Somewhere between the two extremes is reality. If you chose to play just a few hands per month, ten or twenty, you're effectively playing just one tiny session. Odds are pretty high that the session will have some wild variance. If you win big, great. If you lose big, you get a big 10% refund. The advantage of 10% back on the loser can actually make it a net positive game.
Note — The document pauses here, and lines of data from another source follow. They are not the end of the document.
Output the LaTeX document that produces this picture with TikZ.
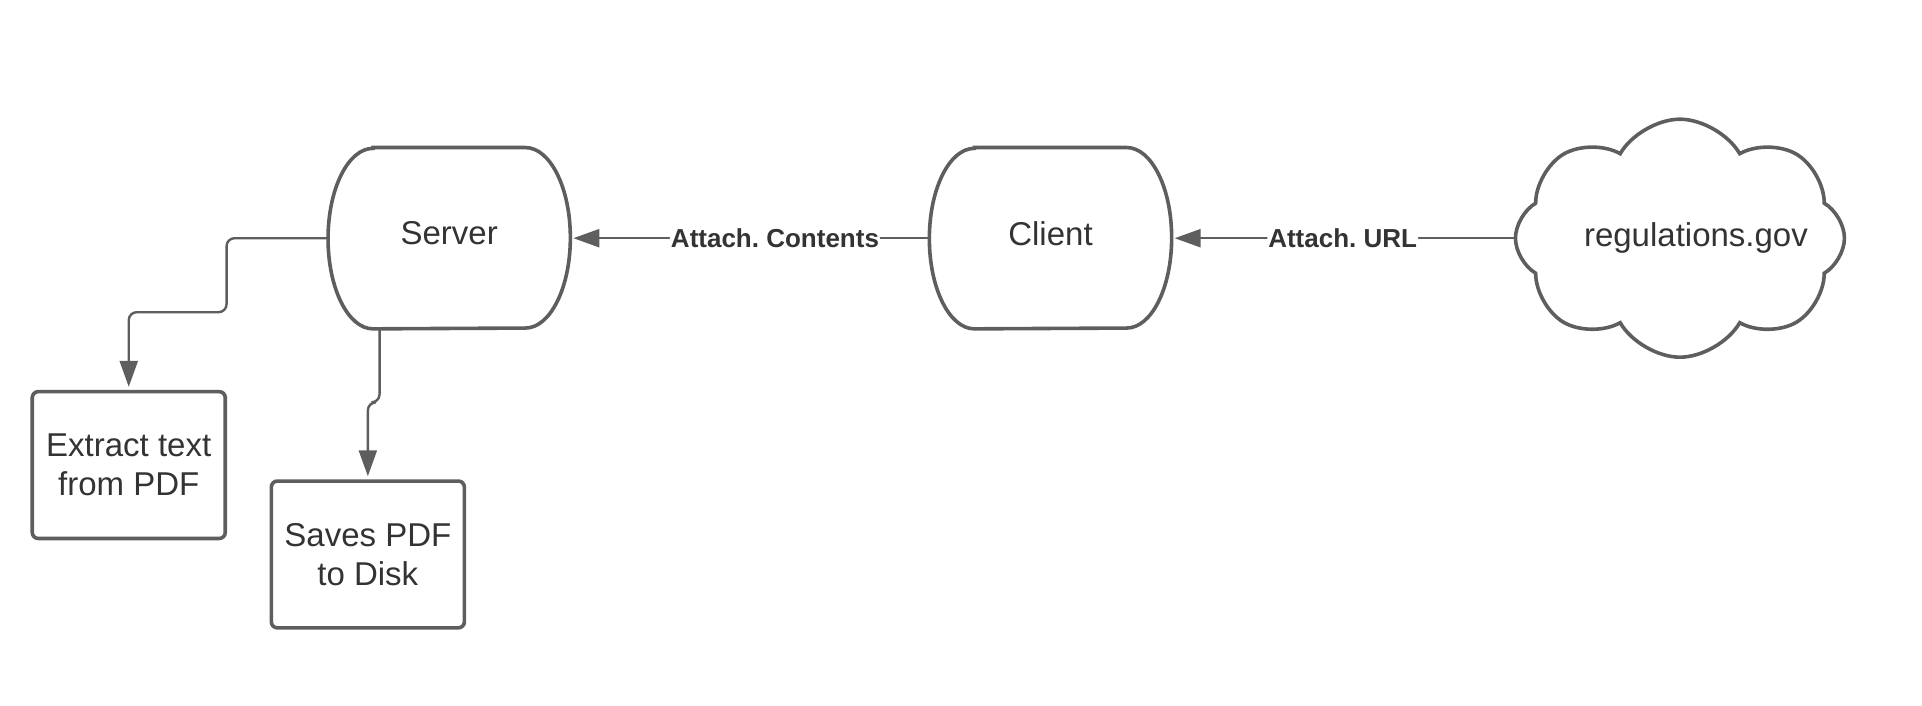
\documentclass[tikz,border=0pt]{standalone}
\usepackage{fontspec}
\setmainfont{Liberation Sans}
\usepackage{xcolor}
\usepackage{tikz}
\usetikzlibrary{shapes.symbols, arrows.meta, positioning, calc}
\frenchspacing
\definecolor{linegray}{HTML}{5E5E5E}
\definecolor{textgray}{HTML}{333333}
\tikzstyle{drum} = [rectangle, minimum width=120.75pt, minimum height=90.25pt, text depth=5pt, text centered, text=textgray, font=\fontsize{16.5}{19.5}\selectfont]
\tikzstyle{task} = [rectangle, rounded corners=3pt, minimum width=96.5pt, minimum height=73.4pt, align=center, draw=linegray, line width=1.8pt, text=textgray, font=\fontsize{16.5}{19.5}\selectfont]
\tikzstyle{web} = [cloud, cloud puffs=8, cloud puff arc=120, cloud ignores aspect, minimum width=164.5pt, minimum height=119pt, inner sep=0pt, draw=linegray, line width=1.8pt]
\tikzstyle{arrow} = [draw=linegray, line width=1.2pt, rounded corners=4pt, shorten >=1.5pt, -{Triangle[length=13pt, width=9pt]}]
\tikzstyle{tag} = [fill=white, inner xsep=0.5pt, text=textgray, font=\fontsize{13}{15}\selectfont\bfseries]
\newcommand{\drumoutline}[1]{%
  \draw[draw=linegray, line width=1.8pt] ($(#1.north west)+(22.5pt,0)$) -- ($(#1.north east)+(-22.5pt,0)$)
    arc[start angle=90, end angle=-90, x radius=22.5pt, y radius=45.125pt]
    -- ($(#1.south west)+(22.5pt,0)$)
    arc[start angle=270, end angle=90, x radius=22.5pt, y radius=45.125pt] -- cycle;}

\begin{document}
\begin{tikzpicture}[node distance=30pt]
    \useasboundingbox (0,0) rectangle (961pt,-353pt);
    \node (server) [drum] at (224.6pt,-119.1pt) {Server};
    \node (client) [drum, right=179.5pt of server] {Client};
    \node (gov) [web, right=171pt of client, label={[text=textgray, font=\fontsize{16.5}{19.5}\selectfont, xshift=8pt]center:regulations.gov}] {};
    \node (extract) [task, below left=30.5pt and 50.5pt of server.south west] {Extract text\\from PDF};
    \node (saves) [task, below right=44.7pt and 21.25pt of extract.north east] {Saves PDF\\to Disk};
    \drumoutline{server}
    \drumoutline{client}

    \draw [arrow] (gov) -- node[tag] {Attach. URL} (client);
    \draw [arrow] (client) -- node[tag, pos=0.43] {Attach. Contents} (server);
    \draw [arrow] (server.west) -- ++(-50.75pt,0) -- ++(0,-37pt) -| (extract.north);
    \draw [arrow] ($(server.south west)+(25.75pt,0)$) -- ++(0,-36.75pt) -| (saves.north);
\end{tikzpicture}
\end{document}
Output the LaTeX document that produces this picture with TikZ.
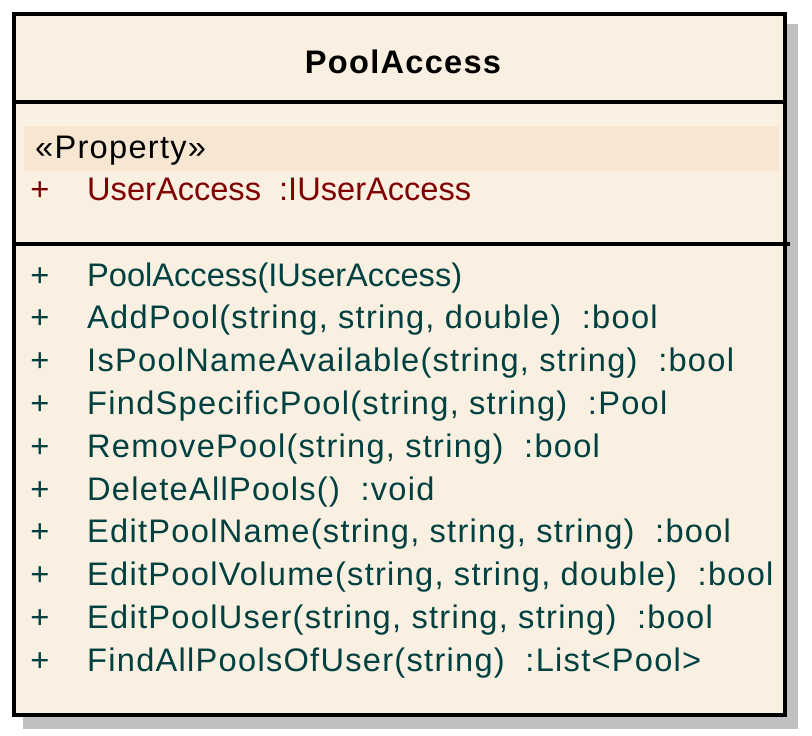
\documentclass[tikz,border=0pt]{standalone}
\usepackage{fontspec}
\setmainfont{Liberation Sans}
\newfontfamily\umlfont{Liberation Sans}
\newfontfamily\umlspaced[LetterSpace=3.9]{Liberation Sans}
\usetikzlibrary{positioning}
\definecolor{classfill}{RGB}{250,240,225}
\definecolor{propband}{RGB}{247,230,210}
\definecolor{opcolor}{RGB}{0,64,64}
\definecolor{attcolor}{RGB}{128,0,0}
\definecolor{shadowgray}{RGB}{192,192,192}
\tikzstyle{member} = [anchor=base west, inner sep=0pt, text=opcolor, font=\umlfont\fontsize{32.6}{36}\selectfont]
\tikzstyle{spacedmember} = [member, font=\umlspaced\fontsize{32.6}{36}\selectfont]
\tikzstyle{vis} = [anchor=base, inner sep=0pt, text=opcolor, font=\umlfont\fontsize{32.6}{36}\selectfont]
\tikzstyle{divider} = [line width=3.5pt]
\tikzstyle{classbox} = [line width=4pt, fill=classfill]

\begin{document}
\begin{tikzpicture}[x=1pt,y=-1pt]
\useasboundingbox (0,0) rectangle (812,736);
\fill[shadowgray] (23,24) rectangle (798,729);
\draw[classbox] (14,14) rectangle (785,715);
\fill[propband] (24,126) rectangle (779,171);
\draw[divider] (14,102) -- (785,102);
\draw[divider] (14,244) -- (790,244);
\node (title) [anchor=base, inner sep=0pt, font=\umlspaced\fontsize{32.6}{36}\selectfont\bfseries] at (403,73) {PoolAccess};
\node (stereo) [spacedmember, text=black] at (35,158.5) {«Property»};
\node (attvis) [vis, text=attcolor] at (40,200) {+};
\node (att) [member, text=attcolor] at (87,200) {UserAccess~~:IUserAccess};
\foreach \i in {1,...,10}
  \node (vis\i) [vis] at (40,{286+42.8*(\i-1)}) {+};
\node (op1) [member] at (87,286) {PoolAccess(IUserAccess)};
\foreach \sig [count=\i from 2] in {{AddPool(string, string, double)~~:bool},
    {IsPoolNameAvailable(string, string)~~:bool},
    {FindSpecificPool(string, string)~~:Pool},
    {RemovePool(string, string)~~:bool},
    {DeleteAllPools()~~:void},
    {EditPoolName(string, string, string)~~:bool},
    {EditPoolVolume(string, string, double)~~:bool},
    {EditPoolUser(string, string, string)~~:bool},
    {FindAllPoolsOfUser(string)~~:List<Pool>}}
  \node (op\i) [spacedmember] at (87,{286+42.8*(\i-1)}) {\sig};
\end{tikzpicture}
\end{document}
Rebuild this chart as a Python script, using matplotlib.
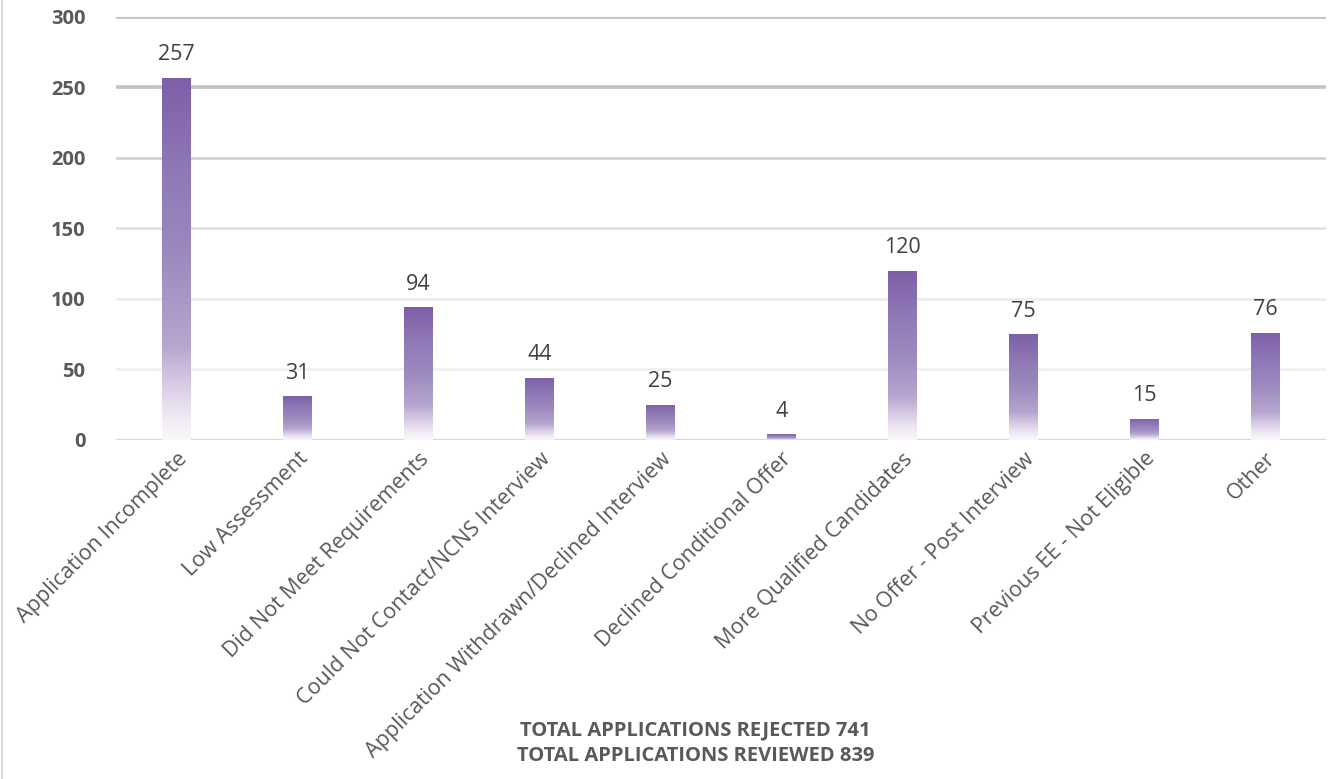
import numpy as np
import matplotlib.pyplot as plt
from matplotlib.colors import LinearSegmentedColormap
from matplotlib.lines import Line2D

# rejection reasons and counts
reasons = ["Application Incomplete", "Low Assessment", "Did Not Meet Requirements",
           "Could Not Contact/NCNS Interview", "Application Withdrawn/Declined Interview",
           "Declined Conditional Offer", "More Qualified Candidates",
           "No Offer - Post Interview", "Previous EE - Not Eligible", "Other"]
counts = [257, 31, 94, 44, 25, 4, 120, 75, 15, 76]
y_ticks = [0, 50, 100, 150, 200, 250, 300]
total_rejected = 741
total_reviewed = 839

plt.rcParams['font.family'] = ['Open Sans', 'DejaVu Sans']

fig = plt.figure(figsize=(13.39, 7.79), dpi=100)
ax = fig.add_axes([0.0866, 0.4352, 0.9034, 0.543])

# purple fading to white toward the base of each bar
bar_cmap = LinearSegmentedColormap.from_list(
    "fade", [(0.0, "#fcf7fc"), (0.06, "#f1eaf4"), (0.15, "#d8cce6"),
             (0.26, "#b6a6cf"), (0.5, "#9d8abf"), (0.75, "#8f78b6"), (1.0, "#7d5fa8")])
grad = np.linspace(0, 1, 256).reshape(-1, 1)

x = np.arange(len(reasons))
width = 0.235
bars = ax.bar(x, counts, width=width, color="none", edgecolor="none", zorder=3)
for rect in bars:
    x0, h = rect.get_x(), rect.get_height()
    im = ax.imshow(grad, cmap=bar_cmap, aspect="auto", origin="lower",
                   extent=[x0, x0 + width, 0, h], zorder=3, interpolation="bicubic")
    im.set_clip_path(rect)

# gridlines get lighter further down
grid_styles = {300: ("#bfbfbf", 2.6), 250: ("#c3c3c3", 2.6), 200: ("#d2d2d2", 2.0),
               150: ("#dedede", 1.8), 100: ("#ececec", 1.8), 50: ("#efefef", 1.8),
               0: ("#d9d9d9", 1.6)}
for yv in y_ticks:
    c, lw = grid_styles[yv]
    ax.axhline(yv, color=c, lw=lw, zorder=1)

for xi, v in zip(x, counts):
    ax.annotate(str(v), (xi, v), xytext=(0, 9), textcoords="offset points",
                ha="center", va="bottom", fontsize=15.5, color="#404040")

ax.set_xlim(-0.5, len(reasons) - 0.5)
ax.set_ylim(0, 300)
ax.set_yticks(y_ticks)
ax.set_yticklabels([str(t) for t in y_ticks], fontsize=14.5, fontweight="bold",
                   color="#595959")
ax.set_xticks(x)
ax.set_xticklabels(reasons, rotation=45, ha="right", va="top",
                   rotation_mode="anchor", fontsize=15.5, color="#595959")
ax.tick_params(axis="both", length=0)
ax.tick_params(axis="y", pad=22)
ax.tick_params(axis="x", pad=6)
for s in ax.spines.values():
    s.set_visible(False)

fig.text(0.5195, 0.046, "TOTAL APPLICATIONS REJECTED %d\nTOTAL APPLICATIONS REVIEWED %d"
         % (total_rejected, total_reviewed), ha="center", va="center",
         fontsize=14.5, fontweight="bold", color="#595959", linespacing=1.4)

# thin frame line on the left edge
fig.add_artist(Line2D([0.0015, 0.0015], [0, 1], transform=fig.transFigure,
                      color="#d9d9d9", lw=1.5))

fig.savefig("out.png", dpi=100)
To have the 10% effect big enough to make it a winning game, you have to play so few hands (per refund) that you're not experiencing a long term average at all. You have to be experiencing mostly variance. . . This can be fun if you enjoy individual gambles and you want to place some bigger wagers. If you can't afford that, or don't get a thrill from playing 10 or 25 hands per month, you can't pull off the +EV trick. If you play enough hands per refund, you are guaranteed a refund every month simply because you are guaranteed a loss!

It would be interesting for someone to calculate how many hands per month can be played with a 10% loss refund to equate to a real house advantage of 0%.